Company CEO Keisuke Iwaya said passengers do not need to be billionaires, go through intense training or have the language skills needed to fly in a rocket.
“It’s safe, economical and gentle for people,” Iwaya told reporters. “The idea is to make space tourism for everyone.” He said he wants to “democratize space.”
The company, Iwaya Giken, based in Sapporo in northern Japan, has been working on the project since 2012 and says it has developed an airtight two-seat cabin and a balloon capable of rising up to an altitude of 25 kilometers (15 miles), where the curve of the Earth can be clearly viewed. While passengers won’t be in outer space — the balloon only goes up to roughly the middle of the stratosphere — they’ll be higher than a jet plane flies and have an unobstructed view of outer space.

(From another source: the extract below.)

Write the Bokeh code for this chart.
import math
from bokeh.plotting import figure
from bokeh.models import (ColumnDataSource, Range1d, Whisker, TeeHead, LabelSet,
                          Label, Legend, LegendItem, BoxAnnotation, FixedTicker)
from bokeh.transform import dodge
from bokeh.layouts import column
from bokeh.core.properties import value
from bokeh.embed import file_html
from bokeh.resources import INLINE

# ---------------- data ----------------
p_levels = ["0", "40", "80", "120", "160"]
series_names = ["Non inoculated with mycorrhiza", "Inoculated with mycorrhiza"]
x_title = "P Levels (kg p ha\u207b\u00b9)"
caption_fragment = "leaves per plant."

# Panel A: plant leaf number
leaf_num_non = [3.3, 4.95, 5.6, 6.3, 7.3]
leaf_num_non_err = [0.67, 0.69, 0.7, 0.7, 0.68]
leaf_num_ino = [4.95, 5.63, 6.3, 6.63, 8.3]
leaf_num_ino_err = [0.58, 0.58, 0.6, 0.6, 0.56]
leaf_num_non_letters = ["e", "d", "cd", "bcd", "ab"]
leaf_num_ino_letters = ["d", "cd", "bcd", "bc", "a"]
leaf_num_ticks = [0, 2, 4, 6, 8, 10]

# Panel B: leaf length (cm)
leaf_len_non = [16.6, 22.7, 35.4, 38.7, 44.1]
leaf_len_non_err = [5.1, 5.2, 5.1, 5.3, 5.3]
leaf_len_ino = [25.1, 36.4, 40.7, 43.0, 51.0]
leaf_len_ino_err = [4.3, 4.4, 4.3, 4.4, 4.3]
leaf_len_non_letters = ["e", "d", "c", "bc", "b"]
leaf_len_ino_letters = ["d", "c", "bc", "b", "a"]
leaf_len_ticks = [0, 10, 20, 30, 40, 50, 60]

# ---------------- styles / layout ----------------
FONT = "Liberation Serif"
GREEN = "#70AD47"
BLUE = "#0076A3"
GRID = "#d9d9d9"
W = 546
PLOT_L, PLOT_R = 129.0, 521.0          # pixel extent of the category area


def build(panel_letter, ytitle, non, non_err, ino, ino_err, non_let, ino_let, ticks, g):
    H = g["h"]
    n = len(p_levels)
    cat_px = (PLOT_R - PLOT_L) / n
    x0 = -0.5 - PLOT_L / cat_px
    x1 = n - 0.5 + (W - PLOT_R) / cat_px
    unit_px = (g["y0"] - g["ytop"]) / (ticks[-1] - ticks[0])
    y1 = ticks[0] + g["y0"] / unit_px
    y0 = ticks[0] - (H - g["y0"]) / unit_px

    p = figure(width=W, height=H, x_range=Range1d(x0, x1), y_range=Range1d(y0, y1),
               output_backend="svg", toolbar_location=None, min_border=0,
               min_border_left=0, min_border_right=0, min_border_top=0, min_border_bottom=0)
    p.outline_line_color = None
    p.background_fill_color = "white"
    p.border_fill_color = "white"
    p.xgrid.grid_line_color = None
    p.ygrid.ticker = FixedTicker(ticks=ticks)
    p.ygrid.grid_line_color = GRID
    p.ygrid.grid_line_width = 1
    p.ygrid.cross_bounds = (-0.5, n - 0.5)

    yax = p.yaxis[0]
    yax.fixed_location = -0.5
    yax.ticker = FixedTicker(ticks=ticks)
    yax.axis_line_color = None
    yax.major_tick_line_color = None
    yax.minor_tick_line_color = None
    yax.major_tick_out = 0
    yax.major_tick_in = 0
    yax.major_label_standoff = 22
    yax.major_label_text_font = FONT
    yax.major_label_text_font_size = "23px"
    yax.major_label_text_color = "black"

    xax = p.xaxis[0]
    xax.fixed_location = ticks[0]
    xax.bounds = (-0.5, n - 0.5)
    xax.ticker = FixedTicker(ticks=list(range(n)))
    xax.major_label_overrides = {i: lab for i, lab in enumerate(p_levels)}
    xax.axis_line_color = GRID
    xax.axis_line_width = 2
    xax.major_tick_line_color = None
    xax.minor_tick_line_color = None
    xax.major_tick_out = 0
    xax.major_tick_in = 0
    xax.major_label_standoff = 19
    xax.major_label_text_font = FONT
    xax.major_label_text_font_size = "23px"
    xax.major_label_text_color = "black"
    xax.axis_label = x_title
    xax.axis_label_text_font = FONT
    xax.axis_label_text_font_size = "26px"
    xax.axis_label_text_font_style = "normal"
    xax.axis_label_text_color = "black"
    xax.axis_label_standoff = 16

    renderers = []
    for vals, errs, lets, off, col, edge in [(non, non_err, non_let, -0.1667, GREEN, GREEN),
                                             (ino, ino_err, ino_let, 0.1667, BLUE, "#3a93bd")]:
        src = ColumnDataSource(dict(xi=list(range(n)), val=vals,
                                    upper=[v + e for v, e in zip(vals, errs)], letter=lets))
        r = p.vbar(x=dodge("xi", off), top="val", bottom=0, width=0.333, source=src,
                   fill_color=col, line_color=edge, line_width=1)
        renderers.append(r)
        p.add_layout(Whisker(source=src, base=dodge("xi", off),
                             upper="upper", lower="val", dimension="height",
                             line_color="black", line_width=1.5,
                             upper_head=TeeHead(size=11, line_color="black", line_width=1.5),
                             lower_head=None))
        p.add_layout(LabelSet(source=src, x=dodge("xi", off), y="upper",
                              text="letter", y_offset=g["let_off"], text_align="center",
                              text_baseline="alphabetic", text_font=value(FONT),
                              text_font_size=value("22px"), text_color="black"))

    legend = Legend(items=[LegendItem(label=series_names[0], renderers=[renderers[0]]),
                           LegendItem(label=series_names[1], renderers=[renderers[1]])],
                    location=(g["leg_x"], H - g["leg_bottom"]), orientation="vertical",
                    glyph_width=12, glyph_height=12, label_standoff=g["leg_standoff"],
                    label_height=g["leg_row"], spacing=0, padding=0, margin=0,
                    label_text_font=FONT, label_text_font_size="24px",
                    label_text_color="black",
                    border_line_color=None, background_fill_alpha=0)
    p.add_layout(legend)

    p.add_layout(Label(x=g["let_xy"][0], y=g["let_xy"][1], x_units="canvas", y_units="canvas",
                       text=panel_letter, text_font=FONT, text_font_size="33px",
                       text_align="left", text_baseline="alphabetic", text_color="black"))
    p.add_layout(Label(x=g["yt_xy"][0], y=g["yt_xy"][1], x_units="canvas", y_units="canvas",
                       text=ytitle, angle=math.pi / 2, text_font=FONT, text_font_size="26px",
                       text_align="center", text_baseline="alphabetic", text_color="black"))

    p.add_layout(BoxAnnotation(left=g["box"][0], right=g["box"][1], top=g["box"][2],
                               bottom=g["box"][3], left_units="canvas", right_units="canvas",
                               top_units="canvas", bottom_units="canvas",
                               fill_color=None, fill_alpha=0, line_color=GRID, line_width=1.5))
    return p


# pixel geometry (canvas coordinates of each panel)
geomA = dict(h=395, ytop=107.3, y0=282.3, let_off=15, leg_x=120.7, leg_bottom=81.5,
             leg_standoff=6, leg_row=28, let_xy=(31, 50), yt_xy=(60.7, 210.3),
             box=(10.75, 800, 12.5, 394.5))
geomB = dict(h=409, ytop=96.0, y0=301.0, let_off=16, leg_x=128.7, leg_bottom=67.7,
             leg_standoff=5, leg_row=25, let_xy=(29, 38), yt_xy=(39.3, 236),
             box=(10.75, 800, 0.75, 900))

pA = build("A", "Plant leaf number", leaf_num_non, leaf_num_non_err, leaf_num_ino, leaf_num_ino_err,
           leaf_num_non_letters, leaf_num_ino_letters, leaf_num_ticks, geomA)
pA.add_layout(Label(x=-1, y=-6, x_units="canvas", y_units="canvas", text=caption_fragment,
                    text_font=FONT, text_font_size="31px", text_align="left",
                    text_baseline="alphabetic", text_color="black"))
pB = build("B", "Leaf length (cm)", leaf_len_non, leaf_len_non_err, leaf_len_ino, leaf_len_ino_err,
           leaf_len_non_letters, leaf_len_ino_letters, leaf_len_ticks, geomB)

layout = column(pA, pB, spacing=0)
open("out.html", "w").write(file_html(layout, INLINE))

The company teamed up with major Japanese travel agency JTB Corp., which announced plans to collaborate on the project when the company is ready for a commercial trip. Initially, a flight would cost about 24 million yen ($180,000), but Iwaya said he aims to eventually bring it down to several million yen (tens of thousands of dollars).
While Japanese space ventures have fallen behind U.S. companies like SpaceX, Iwaya said his aim is to make space more reachable.

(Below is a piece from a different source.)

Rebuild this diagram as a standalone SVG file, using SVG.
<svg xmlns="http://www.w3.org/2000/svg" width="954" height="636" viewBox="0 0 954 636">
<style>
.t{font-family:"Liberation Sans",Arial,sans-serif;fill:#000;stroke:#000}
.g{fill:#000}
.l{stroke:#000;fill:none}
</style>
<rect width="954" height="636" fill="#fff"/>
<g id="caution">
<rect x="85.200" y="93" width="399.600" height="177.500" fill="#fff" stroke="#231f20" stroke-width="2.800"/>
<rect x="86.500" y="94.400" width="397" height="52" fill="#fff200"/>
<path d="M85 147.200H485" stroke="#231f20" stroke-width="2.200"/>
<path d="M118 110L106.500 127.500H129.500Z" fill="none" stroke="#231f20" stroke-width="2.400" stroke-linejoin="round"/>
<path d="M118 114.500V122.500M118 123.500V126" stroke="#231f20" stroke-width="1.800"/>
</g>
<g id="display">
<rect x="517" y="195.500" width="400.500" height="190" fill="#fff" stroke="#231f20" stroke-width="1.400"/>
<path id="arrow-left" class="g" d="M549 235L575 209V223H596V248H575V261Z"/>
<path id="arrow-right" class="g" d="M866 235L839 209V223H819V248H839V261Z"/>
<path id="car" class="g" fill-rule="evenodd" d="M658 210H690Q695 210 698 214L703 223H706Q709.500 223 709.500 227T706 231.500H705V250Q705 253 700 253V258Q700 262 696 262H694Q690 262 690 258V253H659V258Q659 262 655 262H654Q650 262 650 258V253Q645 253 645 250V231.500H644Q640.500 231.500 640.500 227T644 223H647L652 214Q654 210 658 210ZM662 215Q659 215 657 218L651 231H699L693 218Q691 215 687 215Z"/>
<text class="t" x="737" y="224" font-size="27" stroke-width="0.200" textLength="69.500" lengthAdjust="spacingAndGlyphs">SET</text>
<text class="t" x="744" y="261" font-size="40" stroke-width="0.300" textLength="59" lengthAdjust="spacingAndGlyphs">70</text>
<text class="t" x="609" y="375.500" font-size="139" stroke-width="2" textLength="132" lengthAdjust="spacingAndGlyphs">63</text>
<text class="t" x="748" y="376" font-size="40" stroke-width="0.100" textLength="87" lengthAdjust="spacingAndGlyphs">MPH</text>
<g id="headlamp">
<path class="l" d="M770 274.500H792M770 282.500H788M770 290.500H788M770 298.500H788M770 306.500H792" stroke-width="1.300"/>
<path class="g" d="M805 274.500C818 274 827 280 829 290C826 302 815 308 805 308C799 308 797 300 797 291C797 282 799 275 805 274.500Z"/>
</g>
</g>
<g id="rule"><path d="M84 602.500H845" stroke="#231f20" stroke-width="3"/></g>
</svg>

SpaceX launched three rich businessmen and their astronaut escort to the International Space Station in April for $55 million each — the company’s first private charter flight to the orbiting lab after two years of carrying astronauts there for NASA.
But unlike a rocket or a hot air balloon, the Iwaya Giken vessel will be lifted by helium that can be largely reused, company officials said, and flights will safely stay above Japanese territory or airspace. The first trip is planned as early as later this year.
The balloon, which can carry a pilot and a passenger, would take off from a balloon port in Hokkaido, rise for two hours to as high as 25 kilometers (15 miles) and stay there for one hour before a one-hour descent. The drum-shaped plastic cabin is 1.5 meters (4.9 feet) in diameter and has several large windows to allow a view of space above or the Earth below, the company said.
Applications for a space viewing ride opened Tuesday and will continue through the end of August. The first five passengers selected will be announced in October, company officials said, and flights will be approximately a week apart, depending on the weather.